··· Data shown

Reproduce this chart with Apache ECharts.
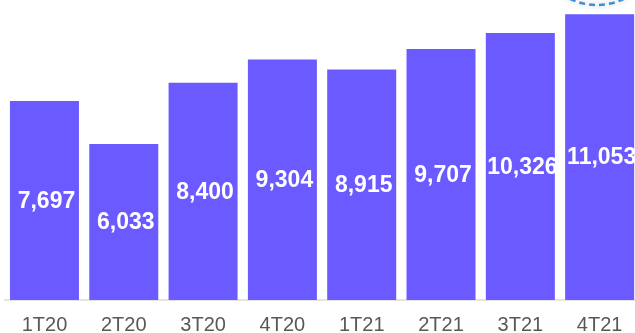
<!DOCTYPE html>
<html><head><meta charset="utf-8">
<script src="https://cdn.jsdelivr.net/npm/echarts@6/dist/echarts.min.js"></script>
<style>html,body{margin:0;padding:0;background:#fff}#c{width:635px;height:333px}</style>
</head><body><div id="c"></div>
<script>
var categories = ['1T20','2T20','3T20','4T20','1T21','2T21','3T21','4T21'];
var values = [7697, 6033, 8400, 9304, 8915, 9707, 10326, 11053];
var chart = echarts.init(document.getElementById('c'));
chart.setOption({
  animation: false,
  grid: {left: 4.8, top: 0, width: 634.5, bottom: 33, containLabel: false, outerBoundsMode: 'none'},
  xAxis: {
    type: 'category', data: categories, offset: 1.5,
    axisLine: {lineStyle: {color: '#dcdcdc', width: 1.5}},
    axisTick: {show: false},
    axisLabel: {color: '#585858', fontSize: 20, fontFamily: 'Liberation Sans, Arial, sans-serif', margin: 14}
  },
  yAxis: {type: 'value', min: 0, max: 11605, show: false, splitLine: {show: false}},
  series: [{
    type: 'bar', data: values, barCategoryGap: '13%',
    itemStyle: {color: '#6b5aff'},
    label: {
      show: true, position: 'inside', color: '#fff', fontWeight: 'bold', fontSize: 23,
      fontFamily: 'Liberation Sans, Arial, sans-serif', offset: [2, 1],
      formatter: function (p) { return p.value.toLocaleString('en-US'); }
    }
  }],
  graphic: [{
    type: 'circle', shape: {cx: 597, cy: -57.5, r: 62.5},
    style: {fill: 'rgba(255,255,255,0)', stroke: '#3d8fd6', lineWidth: 2.5, lineDash: [6, 4],
      shadowBlur: 6, shadowColor: 'rgba(0,0,0,0.25)'}
  }]
});
</script></body></html>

······

* Work to do: Give every line above again exactly, with no pictures.

* Response to this exercise:
Reproduce this chart with Apache ECharts.
<!DOCTYPE html>
<html><head><meta charset="utf-8">
<script src="https://cdn.jsdelivr.net/npm/echarts@6/dist/echarts.min.js"></script>
<style>html,body{margin:0;padding:0;background:#fff}#c{width:635px;height:333px}</style>
</head><body><div id="c"></div>
<script>
var categories = ['1T20','2T20','3T20','4T20','1T21','2T21','3T21','4T21'];
var values = [7697, 6033, 8400, 9304, 8915, 9707, 10326, 11053];
var chart = echarts.init(document.getElementById('c'));
chart.setOption({
  animation: false,
  grid: {left: 4.8, top: 0, width: 634.5, bottom: 33, containLabel: false, outerBoundsMode: 'none'},
  xAxis: {
    type: 'category', data: categories, offset: 1.5,
    axisLine: {lineStyle: {color: '#dcdcdc', width: 1.5}},
    axisTick: {show: false},
    axisLabel: {color: '#585858', fontSize: 20, fontFamily: 'Liberation Sans, Arial, sans-serif', margin: 14}
  },
  yAxis: {type: 'value', min: 0, max: 11605, show: false, splitLine: {show: false}},
  series: [{
    type: 'bar', data: values, barCategoryGap: '13%',
    itemStyle: {color: '#6b5aff'},
    label: {
      show: true, position: 'inside', color: '#fff', fontWeight: 'bold', fontSize: 23,
      fontFamily: 'Liberation Sans, Arial, sans-serif', offset: [2, 1],
      formatter: function (p) { return p.value.toLocaleString('en-US'); }
    }
  }],
  graphic: [{
    type: 'circle', shape: {cx: 597, cy: -57.5, r: 62.5},
    style: {fill: 'rgba(255,255,255,0)', stroke: '#3d8fd6', lineWidth: 2.5, lineDash: [6, 4],
      shadowBlur: 6, shadowColor: 'rgba(0,0,0,0.25)'}
  }]
});
</script></body></html>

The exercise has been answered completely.